同一化は、今の自分では叶えることの願望や自分にないものを持つ他者になったかのように振舞うことで、空虚感やそれに関する葛藤へ対処しようとする「防衛規制」です。

防衛規制とは

防衛機制は認めがたい自分自身の感情や欲求から不安や葛藤などといったつらい感情を感じずに済むようにするための様々な対処法のことです。

オーストリアの精神科医であったフロイトが提唱し、後に、アンナ・フロイト(フロイトの娘)によってさらに体系化されました。

防衛規制の「取り入れ」との違い

防衛規制にはいくつか種類がありますが「同一化」と「取り入れ」という防衛機制が似ているのでよく比較されます。

取り入れは、同一化の前段階であるとあるともされており、下記のように差別化して記載する場合が多くあります。

同一化と取り入れの違い
  • 取り入れ(introjection)
    • 理想対象の「一部分」を取り込むこと
  • 同一化(identification)
    • 理想対象の「全て」を取り込むこと

しかし、取り込む程度は関係なく、自分の中に内在化しようとする防衛機制は「同一化」とされることがほとんどです。

同一化の提唱者はフロイト

防衛機制を最初に提唱したフロイトは、3~6歳の男の子の超自我の形成や男性としての性役割のためにも父親への同一化の重要性を述べています。

フロイトは、男児自身が父親より劣っていること(心理学ではエディプス・コンプレックスとも)に対処するために意識的・無意識的に努力するものだというのです。

つまり、同一化は子どもが発達していく原動力になると同時に同性の親へのライバルとしての敵対意識に対する防衛機制として働くという訳です。

参考:超自我

フロイトは人間の心は超自我、自我、イド(エス)の3つの働きで成り立っているとしました。
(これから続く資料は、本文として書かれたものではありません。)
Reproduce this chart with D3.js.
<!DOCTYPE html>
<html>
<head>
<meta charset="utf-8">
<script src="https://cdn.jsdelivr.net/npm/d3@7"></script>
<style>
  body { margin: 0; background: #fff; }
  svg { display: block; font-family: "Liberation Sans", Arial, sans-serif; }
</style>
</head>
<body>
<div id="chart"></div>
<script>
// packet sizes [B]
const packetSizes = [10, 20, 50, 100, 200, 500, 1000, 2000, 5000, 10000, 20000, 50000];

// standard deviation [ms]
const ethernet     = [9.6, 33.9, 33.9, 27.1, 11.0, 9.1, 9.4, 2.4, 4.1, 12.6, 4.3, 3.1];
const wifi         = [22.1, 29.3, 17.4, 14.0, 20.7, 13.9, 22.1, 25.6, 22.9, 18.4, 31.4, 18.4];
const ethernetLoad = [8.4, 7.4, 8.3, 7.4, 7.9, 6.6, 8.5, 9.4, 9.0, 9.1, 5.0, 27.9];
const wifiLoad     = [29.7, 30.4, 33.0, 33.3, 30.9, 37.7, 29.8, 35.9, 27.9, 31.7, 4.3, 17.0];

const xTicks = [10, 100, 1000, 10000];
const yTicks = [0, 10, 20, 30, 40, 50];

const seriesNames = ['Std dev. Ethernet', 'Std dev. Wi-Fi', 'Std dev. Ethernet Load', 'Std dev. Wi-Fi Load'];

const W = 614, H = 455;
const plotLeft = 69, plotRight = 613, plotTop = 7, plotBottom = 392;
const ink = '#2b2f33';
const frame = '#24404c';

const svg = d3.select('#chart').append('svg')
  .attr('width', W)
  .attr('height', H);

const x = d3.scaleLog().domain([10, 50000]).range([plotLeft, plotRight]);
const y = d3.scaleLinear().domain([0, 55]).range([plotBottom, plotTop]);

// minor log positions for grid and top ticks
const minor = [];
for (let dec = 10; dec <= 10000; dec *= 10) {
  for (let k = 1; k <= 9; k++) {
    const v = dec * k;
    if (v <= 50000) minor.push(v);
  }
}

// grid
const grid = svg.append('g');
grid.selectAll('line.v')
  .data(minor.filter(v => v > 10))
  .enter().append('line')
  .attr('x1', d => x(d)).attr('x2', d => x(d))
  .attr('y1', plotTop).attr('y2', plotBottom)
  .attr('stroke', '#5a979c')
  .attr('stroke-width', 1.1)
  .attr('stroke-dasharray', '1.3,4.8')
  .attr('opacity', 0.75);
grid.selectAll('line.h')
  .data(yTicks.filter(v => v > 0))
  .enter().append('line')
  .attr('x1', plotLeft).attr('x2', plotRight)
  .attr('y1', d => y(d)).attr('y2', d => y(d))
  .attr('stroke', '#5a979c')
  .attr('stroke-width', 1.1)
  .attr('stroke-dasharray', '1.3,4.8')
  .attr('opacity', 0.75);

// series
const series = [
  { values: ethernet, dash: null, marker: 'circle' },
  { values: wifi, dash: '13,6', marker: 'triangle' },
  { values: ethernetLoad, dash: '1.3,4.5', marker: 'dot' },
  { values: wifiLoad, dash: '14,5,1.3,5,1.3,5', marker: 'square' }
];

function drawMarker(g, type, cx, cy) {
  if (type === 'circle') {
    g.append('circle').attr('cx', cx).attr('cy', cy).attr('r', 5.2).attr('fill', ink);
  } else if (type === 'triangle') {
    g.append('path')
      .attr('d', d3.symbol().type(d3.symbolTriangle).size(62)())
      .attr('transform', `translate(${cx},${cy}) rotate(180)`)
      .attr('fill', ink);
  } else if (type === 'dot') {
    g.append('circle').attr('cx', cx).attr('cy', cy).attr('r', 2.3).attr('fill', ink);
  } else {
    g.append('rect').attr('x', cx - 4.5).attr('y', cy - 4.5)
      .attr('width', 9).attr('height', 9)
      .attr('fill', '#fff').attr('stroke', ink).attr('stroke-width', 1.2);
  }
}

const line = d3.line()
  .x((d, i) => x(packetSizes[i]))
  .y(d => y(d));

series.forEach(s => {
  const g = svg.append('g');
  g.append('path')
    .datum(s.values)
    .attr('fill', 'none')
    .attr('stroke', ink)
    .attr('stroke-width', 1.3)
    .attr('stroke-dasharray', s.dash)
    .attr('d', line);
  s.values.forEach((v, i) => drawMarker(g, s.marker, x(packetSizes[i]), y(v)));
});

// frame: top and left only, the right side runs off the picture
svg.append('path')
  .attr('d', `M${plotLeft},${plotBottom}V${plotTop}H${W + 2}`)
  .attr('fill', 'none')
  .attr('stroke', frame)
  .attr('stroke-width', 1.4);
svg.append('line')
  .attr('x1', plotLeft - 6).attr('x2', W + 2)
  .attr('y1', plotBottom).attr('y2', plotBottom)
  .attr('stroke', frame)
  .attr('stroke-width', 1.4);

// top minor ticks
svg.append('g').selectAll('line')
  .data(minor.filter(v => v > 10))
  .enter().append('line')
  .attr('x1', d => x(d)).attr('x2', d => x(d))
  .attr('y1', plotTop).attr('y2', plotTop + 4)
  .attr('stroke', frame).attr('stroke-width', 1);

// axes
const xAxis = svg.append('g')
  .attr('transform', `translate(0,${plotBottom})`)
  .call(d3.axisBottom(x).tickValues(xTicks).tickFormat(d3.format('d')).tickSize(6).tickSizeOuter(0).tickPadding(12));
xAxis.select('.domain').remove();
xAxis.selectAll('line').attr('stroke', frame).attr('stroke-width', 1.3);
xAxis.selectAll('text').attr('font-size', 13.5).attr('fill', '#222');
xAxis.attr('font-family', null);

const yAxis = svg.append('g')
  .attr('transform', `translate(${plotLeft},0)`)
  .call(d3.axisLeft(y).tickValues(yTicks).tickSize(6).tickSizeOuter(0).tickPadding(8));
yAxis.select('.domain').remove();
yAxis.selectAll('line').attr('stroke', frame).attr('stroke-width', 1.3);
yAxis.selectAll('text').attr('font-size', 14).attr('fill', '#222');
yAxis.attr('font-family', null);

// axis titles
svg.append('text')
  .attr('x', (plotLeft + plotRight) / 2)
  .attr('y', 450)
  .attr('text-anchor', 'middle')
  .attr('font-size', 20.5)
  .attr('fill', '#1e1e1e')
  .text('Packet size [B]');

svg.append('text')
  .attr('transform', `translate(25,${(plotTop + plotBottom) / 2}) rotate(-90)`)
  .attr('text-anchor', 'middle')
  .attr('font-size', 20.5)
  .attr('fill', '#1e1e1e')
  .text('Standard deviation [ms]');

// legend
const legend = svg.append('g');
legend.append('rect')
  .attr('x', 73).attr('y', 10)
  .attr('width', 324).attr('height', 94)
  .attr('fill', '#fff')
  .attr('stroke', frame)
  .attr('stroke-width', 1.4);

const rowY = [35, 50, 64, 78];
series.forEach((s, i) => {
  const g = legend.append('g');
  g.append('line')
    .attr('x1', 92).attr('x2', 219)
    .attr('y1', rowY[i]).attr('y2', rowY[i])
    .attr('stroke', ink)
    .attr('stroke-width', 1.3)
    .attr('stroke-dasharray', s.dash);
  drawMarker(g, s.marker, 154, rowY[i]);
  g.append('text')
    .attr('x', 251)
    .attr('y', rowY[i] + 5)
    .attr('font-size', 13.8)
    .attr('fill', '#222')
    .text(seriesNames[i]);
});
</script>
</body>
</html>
超自我は「道徳心」や「良心」。それに対してイドは「本能的で快楽主義的」な部分を指します。自我は超自我とイドのバランスを現実を鑑みながら調整する役割を持っています。

参考:エディプス・コンプレックス

ギリシャ神話のエディプス王に由来するもの。フロイトによれば3~6歳の男児は母親への愛着を持つと同時に父親への敵意を抱くようになるとされます。
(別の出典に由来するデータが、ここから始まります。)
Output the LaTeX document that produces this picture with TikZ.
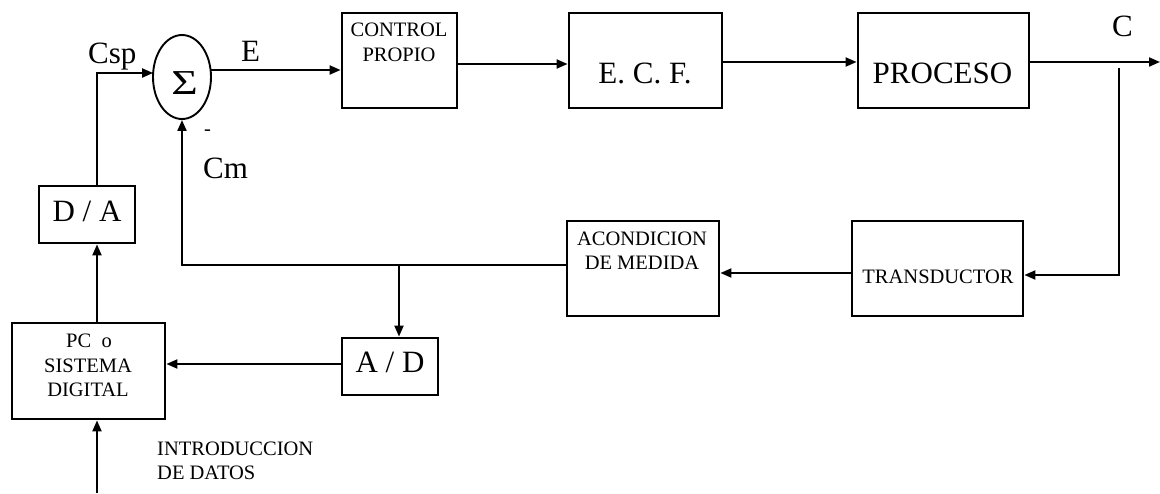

(フロイトの提唱する理論上は)母親の愛着は性的な関心を含んだものであるとされ、男児はそれ故に父親にその母親への愛着と父親への敵意が去勢という形で罰せられるのではと恐れるのです。

罰されず、そして、母親の愛情を得つづけるためにも男児は母親の愛する父親への同一化をすると考えていました。その結果、超自我や自らの性役割を獲得するとしました。

同一化の日常例

自分がかっこいいと思うモデルの髪型や恰好を真似する

髪型や恰好を真似することによって、「自分なんて可愛くない」という葛藤や「自分に自信が持てない…」といった不安を軽減させることが出来ます。
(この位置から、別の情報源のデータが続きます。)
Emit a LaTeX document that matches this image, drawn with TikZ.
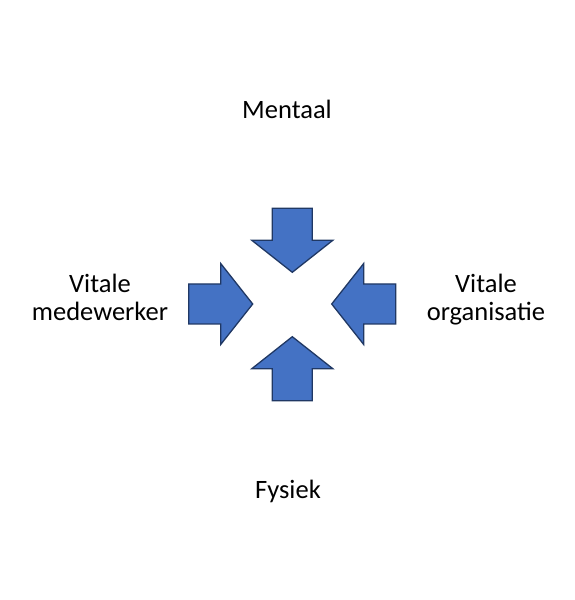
\documentclass[tikz,border=0pt]{standalone}
\usepackage{fontspec}
\setmainfont{Carlito}
\usepackage{xcolor}
\usetikzlibrary{positioning}
\definecolor{arrowfill}{RGB}{68,114,196}
\definecolor{arrowline}{RGB}{32,56,100}

\begin{document}
\begin{tikzpicture}[x=1pt, y=1pt,
    label/.style={font=\fontsize{26.5}{28}\selectfont, align=center, anchor=base, inner sep=0pt},
    bigarrow/.style={fill=arrowfill, draw=arrowline, line width=1.3pt, line join=miter}]
  \useasboundingbox (0,0) rectangle (575,600);
  % four arrows pointing at the centre
  \foreach \x/\y/\a in {252.7/296/0, 331.7/296/180, 292.3/327.7/-90, 292.3/263.3/90} {
    \draw[bigarrow, shift={(\x,\y)}, rotate=\a]
      (-64,20) -- (-32,20) -- (-32,40.5) -- (0,0) -- (-32,-40.5) -- (-32,-20) -- (-64,-20) -- cycle;
  }
  \node[label] (mentaal) at (287,481) {Mentaal};
  \node[label] (fysiek) at (288,101.7) {Fysiek};
  \node[label] (medewerker) at (100,279) {Vitale\\medewerker};
  \node[label] (organisatie) at (486,279) {Vitale\\organisatie};
\end{tikzpicture}
\end{document}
どこか一部でも真似をするだけでまるでその人になったかのような、自分とは全く別の人物になれた気持ちになれることもありますよね。

髪型や恰好を取り入れるのは比較的かんたんにできる方法ですし、同一化の例としても皆さんが一番分かりやすいのではないかと思います。

自分のあこがれの人の習慣や考えを真似る

髪型や恰好だけでなく、習慣や考え方といった目に見えない部分もあります。憧れの人を真似ることで「自分はできない…」という不安や葛藤を少しでも和らげようとします。例えば、仕事のデキる先輩の仕事の仕方を真似るだけでも、少しは自分も仕事がデキる人になれた気がしませんか?

仕事上のあこがれの人のモットーを自分もモットーにしていたり、同じようなことを自分も習慣化させてみたりと見た目を真似るよりもこちらの方がその人自身の在り方に大きく影響するかもしれませんね。

さいごに

同一化は真似ることで自身の不安や葛藤を取り除くだけでなく、自尊心の向上や自分の在り方を変化するきっかけにもつながります。

「真似る」ということに「自主性がない」等のネガティブなイメージを持たれる方もいるかとは思いますが、子どもが親やきょうだいの真似をしながら何かを学んでいくようにそれは人が成長していくための大切な要因なのです。

大人になってもそれは同じでいきなり何のお手本もなしにできる人はごく少数でしょう。同一化することでもっと自分を好きになれたり、新しい自分になれたりするのかもしれません。最初はただの真似でも徐々にあなたらしさも加わっていくことでしょう。

防衛機制である「同一化」。はじめは自分自身の不安や葛藤からの無意識的な行動かもしれませんが、それがあなたの成長のきっかけにもつながるかもしれませんね。